Request
Without the pictures, set down every line of the data exactly.

Information supplied
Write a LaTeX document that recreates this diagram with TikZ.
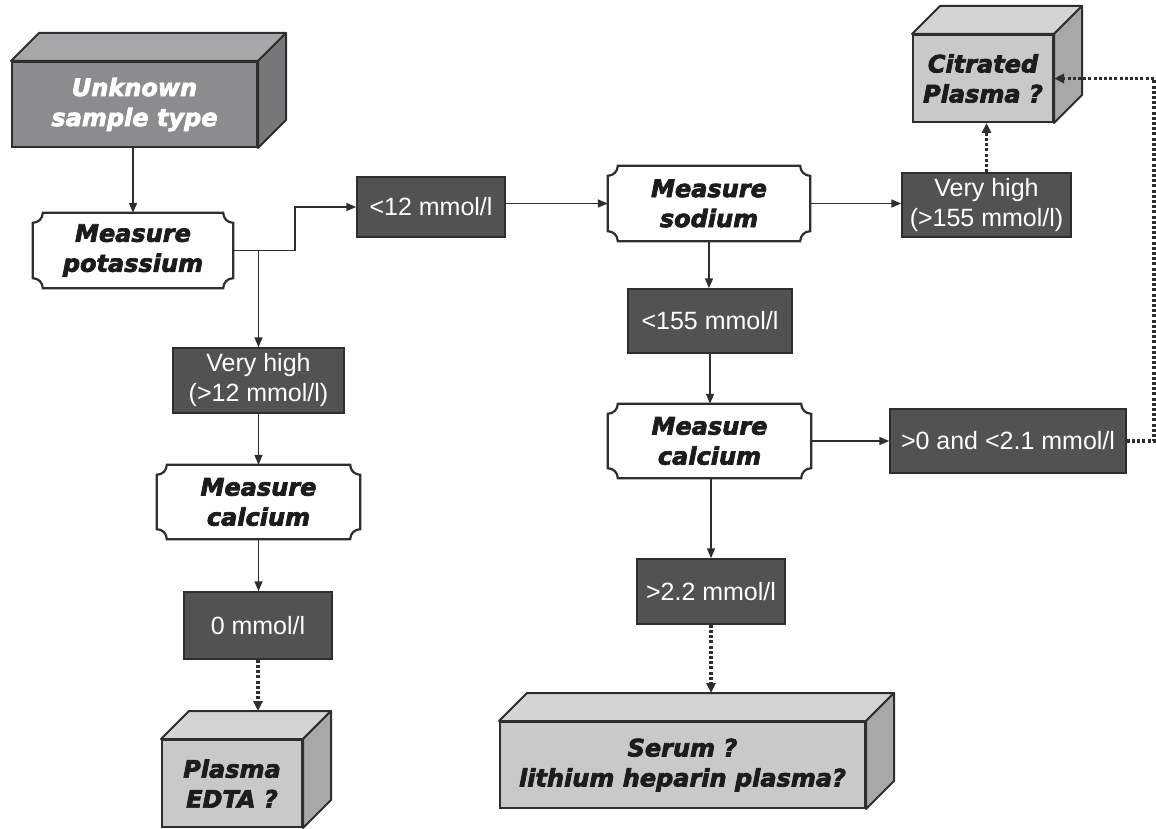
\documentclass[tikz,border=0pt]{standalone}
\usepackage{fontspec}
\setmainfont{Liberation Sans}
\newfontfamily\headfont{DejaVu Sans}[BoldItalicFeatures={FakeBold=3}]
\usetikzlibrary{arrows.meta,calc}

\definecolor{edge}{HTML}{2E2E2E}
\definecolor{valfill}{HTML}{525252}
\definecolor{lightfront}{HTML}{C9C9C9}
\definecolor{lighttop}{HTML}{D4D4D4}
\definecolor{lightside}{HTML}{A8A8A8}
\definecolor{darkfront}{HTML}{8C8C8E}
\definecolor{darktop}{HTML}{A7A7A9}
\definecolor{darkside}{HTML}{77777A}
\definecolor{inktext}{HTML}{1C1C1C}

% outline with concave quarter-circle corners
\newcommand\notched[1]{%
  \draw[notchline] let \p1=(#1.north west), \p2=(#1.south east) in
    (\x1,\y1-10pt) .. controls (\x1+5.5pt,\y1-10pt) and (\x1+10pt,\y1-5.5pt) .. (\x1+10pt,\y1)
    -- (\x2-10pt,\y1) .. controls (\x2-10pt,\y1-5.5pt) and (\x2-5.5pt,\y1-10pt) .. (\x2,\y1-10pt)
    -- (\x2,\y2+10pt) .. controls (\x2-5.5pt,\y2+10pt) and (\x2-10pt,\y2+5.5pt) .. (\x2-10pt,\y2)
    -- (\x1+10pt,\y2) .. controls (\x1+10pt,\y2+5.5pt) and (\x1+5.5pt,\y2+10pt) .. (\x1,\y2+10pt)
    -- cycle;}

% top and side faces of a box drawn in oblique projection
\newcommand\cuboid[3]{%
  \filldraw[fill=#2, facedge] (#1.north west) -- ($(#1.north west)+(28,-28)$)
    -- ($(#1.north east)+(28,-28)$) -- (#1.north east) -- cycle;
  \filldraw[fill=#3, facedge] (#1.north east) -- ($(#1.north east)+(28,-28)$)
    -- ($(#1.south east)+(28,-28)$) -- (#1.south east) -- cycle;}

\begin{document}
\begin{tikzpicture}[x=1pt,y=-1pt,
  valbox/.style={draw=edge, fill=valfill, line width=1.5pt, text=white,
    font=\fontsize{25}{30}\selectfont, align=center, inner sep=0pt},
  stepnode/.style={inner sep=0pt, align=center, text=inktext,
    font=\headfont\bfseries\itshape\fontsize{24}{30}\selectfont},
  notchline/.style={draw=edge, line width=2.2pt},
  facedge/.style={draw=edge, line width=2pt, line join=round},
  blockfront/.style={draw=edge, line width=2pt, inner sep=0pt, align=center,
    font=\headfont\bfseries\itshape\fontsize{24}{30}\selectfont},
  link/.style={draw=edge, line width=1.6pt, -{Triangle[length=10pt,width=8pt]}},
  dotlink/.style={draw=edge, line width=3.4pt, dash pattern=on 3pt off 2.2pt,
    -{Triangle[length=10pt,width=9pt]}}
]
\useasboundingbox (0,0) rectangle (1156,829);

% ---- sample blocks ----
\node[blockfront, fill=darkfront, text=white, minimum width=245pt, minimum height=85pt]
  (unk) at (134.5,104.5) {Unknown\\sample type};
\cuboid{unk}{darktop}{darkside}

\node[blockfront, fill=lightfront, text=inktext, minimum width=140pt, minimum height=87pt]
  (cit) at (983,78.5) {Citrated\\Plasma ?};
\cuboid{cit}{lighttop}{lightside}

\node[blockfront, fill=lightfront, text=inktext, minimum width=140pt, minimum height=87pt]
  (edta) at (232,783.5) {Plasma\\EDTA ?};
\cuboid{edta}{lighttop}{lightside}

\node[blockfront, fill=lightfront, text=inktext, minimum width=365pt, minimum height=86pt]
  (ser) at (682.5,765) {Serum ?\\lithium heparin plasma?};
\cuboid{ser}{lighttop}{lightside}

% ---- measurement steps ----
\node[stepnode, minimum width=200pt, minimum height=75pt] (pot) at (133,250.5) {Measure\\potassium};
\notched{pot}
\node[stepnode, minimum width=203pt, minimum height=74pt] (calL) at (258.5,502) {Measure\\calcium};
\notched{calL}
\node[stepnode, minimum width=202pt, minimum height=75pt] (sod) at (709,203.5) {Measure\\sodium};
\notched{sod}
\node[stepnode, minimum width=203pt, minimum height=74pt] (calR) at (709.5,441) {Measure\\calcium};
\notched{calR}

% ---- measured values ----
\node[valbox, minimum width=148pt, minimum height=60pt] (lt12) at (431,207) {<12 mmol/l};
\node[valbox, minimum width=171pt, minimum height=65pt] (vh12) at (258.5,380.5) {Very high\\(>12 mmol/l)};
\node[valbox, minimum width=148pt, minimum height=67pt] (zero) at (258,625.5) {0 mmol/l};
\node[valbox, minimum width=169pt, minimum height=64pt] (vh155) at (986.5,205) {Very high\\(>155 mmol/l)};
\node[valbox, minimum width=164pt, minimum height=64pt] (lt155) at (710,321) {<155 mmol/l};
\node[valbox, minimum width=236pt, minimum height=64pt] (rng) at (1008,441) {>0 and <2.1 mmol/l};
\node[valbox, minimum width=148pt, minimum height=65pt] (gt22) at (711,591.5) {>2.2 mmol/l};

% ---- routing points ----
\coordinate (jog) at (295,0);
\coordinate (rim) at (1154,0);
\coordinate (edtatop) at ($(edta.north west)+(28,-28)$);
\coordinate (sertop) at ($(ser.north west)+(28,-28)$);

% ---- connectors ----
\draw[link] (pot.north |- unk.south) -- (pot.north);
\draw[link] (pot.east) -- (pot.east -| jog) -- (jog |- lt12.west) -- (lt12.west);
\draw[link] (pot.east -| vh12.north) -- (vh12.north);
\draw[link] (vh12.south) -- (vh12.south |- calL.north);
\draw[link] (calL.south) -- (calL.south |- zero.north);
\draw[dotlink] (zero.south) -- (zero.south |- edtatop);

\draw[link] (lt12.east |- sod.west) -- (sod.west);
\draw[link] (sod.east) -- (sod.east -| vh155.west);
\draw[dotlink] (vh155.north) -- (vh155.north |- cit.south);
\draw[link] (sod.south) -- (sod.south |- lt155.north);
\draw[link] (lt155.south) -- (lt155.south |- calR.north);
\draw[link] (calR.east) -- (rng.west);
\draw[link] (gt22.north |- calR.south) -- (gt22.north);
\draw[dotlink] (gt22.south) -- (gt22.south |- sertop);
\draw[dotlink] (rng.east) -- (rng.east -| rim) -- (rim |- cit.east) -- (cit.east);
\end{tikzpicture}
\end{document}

Written answer
Write a LaTeX document that recreates this diagram with TikZ.
\documentclass[tikz,border=0pt]{standalone}
\usepackage{fontspec}
\setmainfont{Liberation Sans}
\newfontfamily\headfont{DejaVu Sans}[BoldItalicFeatures={FakeBold=3}]
\usetikzlibrary{arrows.meta,calc}

\definecolor{edge}{HTML}{2E2E2E}
\definecolor{valfill}{HTML}{525252}
\definecolor{lightfront}{HTML}{C9C9C9}
\definecolor{lighttop}{HTML}{D4D4D4}
\definecolor{lightside}{HTML}{A8A8A8}
\definecolor{darkfront}{HTML}{8C8C8E}
\definecolor{darktop}{HTML}{A7A7A9}
\definecolor{darkside}{HTML}{77777A}
\definecolor{inktext}{HTML}{1C1C1C}

% outline with concave quarter-circle corners
\newcommand\notched[1]{%
  \draw[notchline] let \p1=(#1.north west), \p2=(#1.south east) in
    (\x1,\y1-10pt) .. controls (\x1+5.5pt,\y1-10pt) and (\x1+10pt,\y1-5.5pt) .. (\x1+10pt,\y1)
    -- (\x2-10pt,\y1) .. controls (\x2-10pt,\y1-5.5pt) and (\x2-5.5pt,\y1-10pt) .. (\x2,\y1-10pt)
    -- (\x2,\y2+10pt) .. controls (\x2-5.5pt,\y2+10pt) and (\x2-10pt,\y2+5.5pt) .. (\x2-10pt,\y2)
    -- (\x1+10pt,\y2) .. controls (\x1+10pt,\y2+5.5pt) and (\x1+5.5pt,\y2+10pt) .. (\x1,\y2+10pt)
    -- cycle;}

% top and side faces of a box drawn in oblique projection
\newcommand\cuboid[3]{%
  \filldraw[fill=#2, facedge] (#1.north west) -- ($(#1.north west)+(28,-28)$)
    -- ($(#1.north east)+(28,-28)$) -- (#1.north east) -- cycle;
  \filldraw[fill=#3, facedge] (#1.north east) -- ($(#1.north east)+(28,-28)$)
    -- ($(#1.south east)+(28,-28)$) -- (#1.south east) -- cycle;}

\begin{document}
\begin{tikzpicture}[x=1pt,y=-1pt,
  valbox/.style={draw=edge, fill=valfill, line width=1.5pt, text=white,
    font=\fontsize{25}{30}\selectfont, align=center, inner sep=0pt},
  stepnode/.style={inner sep=0pt, align=center, text=inktext,
    font=\headfont\bfseries\itshape\fontsize{24}{30}\selectfont},
  notchline/.style={draw=edge, line width=2.2pt},
  facedge/.style={draw=edge, line width=2pt, line join=round},
  blockfront/.style={draw=edge, line width=2pt, inner sep=0pt, align=center,
    font=\headfont\bfseries\itshape\fontsize{24}{30}\selectfont},
  link/.style={draw=edge, line width=1.6pt, -{Triangle[length=10pt,width=8pt]}},
  dotlink/.style={draw=edge, line width=3.4pt, dash pattern=on 3pt off 2.2pt,
    -{Triangle[length=10pt,width=9pt]}}
]
\useasboundingbox (0,0) rectangle (1156,829);

% ---- sample blocks ----
\node[blockfront, fill=darkfront, text=white, minimum width=245pt, minimum height=85pt]
  (unk) at (134.5,104.5) {Unknown\\sample type};
\cuboid{unk}{darktop}{darkside}

\node[blockfront, fill=lightfront, text=inktext, minimum width=140pt, minimum height=87pt]
  (cit) at (983,78.5) {Citrated\\Plasma ?};
\cuboid{cit}{lighttop}{lightside}

\node[blockfront, fill=lightfront, text=inktext, minimum width=140pt, minimum height=87pt]
  (edta) at (232,783.5) {Plasma\\EDTA ?};
\cuboid{edta}{lighttop}{lightside}

\node[blockfront, fill=lightfront, text=inktext, minimum width=365pt, minimum height=86pt]
  (ser) at (682.5,765) {Serum ?\\lithium heparin plasma?};
\cuboid{ser}{lighttop}{lightside}

% ---- measurement steps ----
\node[stepnode, minimum width=200pt, minimum height=75pt] (pot) at (133,250.5) {Measure\\potassium};
\notched{pot}
\node[stepnode, minimum width=203pt, minimum height=74pt] (calL) at (258.5,502) {Measure\\calcium};
\notched{calL}
\node[stepnode, minimum width=202pt, minimum height=75pt] (sod) at (709,203.5) {Measure\\sodium};
\notched{sod}
\node[stepnode, minimum width=203pt, minimum height=74pt] (calR) at (709.5,441) {Measure\\calcium};
\notched{calR}

% ---- measured values ----
\node[valbox, minimum width=148pt, minimum height=60pt] (lt12) at (431,207) {<12 mmol/l};
\node[valbox, minimum width=171pt, minimum height=65pt] (vh12) at (258.5,380.5) {Very high\\(>12 mmol/l)};
\node[valbox, minimum width=148pt, minimum height=67pt] (zero) at (258,625.5) {0 mmol/l};
\node[valbox, minimum width=169pt, minimum height=64pt] (vh155) at (986.5,205) {Very high\\(>155 mmol/l)};
\node[valbox, minimum width=164pt, minimum height=64pt] (lt155) at (710,321) {<155 mmol/l};
\node[valbox, minimum width=236pt, minimum height=64pt] (rng) at (1008,441) {>0 and <2.1 mmol/l};
\node[valbox, minimum width=148pt, minimum height=65pt] (gt22) at (711,591.5) {>2.2 mmol/l};

% ---- routing points ----
\coordinate (jog) at (295,0);
\coordinate (rim) at (1154,0);
\coordinate (edtatop) at ($(edta.north west)+(28,-28)$);
\coordinate (sertop) at ($(ser.north west)+(28,-28)$);

% ---- connectors ----
\draw[link] (pot.north |- unk.south) -- (pot.north);
\draw[link] (pot.east) -- (pot.east -| jog) -- (jog |- lt12.west) -- (lt12.west);
\draw[link] (pot.east -| vh12.north) -- (vh12.north);
\draw[link] (vh12.south) -- (vh12.south |- calL.north);
\draw[link] (calL.south) -- (calL.south |- zero.north);
\draw[dotlink] (zero.south) -- (zero.south |- edtatop);

\draw[link] (lt12.east |- sod.west) -- (sod.west);
\draw[link] (sod.east) -- (sod.east -| vh155.west);
\draw[dotlink] (vh155.north) -- (vh155.north |- cit.south);
\draw[link] (sod.south) -- (sod.south |- lt155.north);
\draw[link] (lt155.south) -- (lt155.south |- calR.north);
\draw[link] (calR.east) -- (rng.west);
\draw[link] (gt22.north |- calR.south) -- (gt22.north);
\draw[dotlink] (gt22.south) -- (gt22.south |- sertop);
\draw[dotlink] (rng.east) -- (rng.east -| rim) -- (rim |- cit.east) -- (cit.east);
\end{tikzpicture}
\end{document}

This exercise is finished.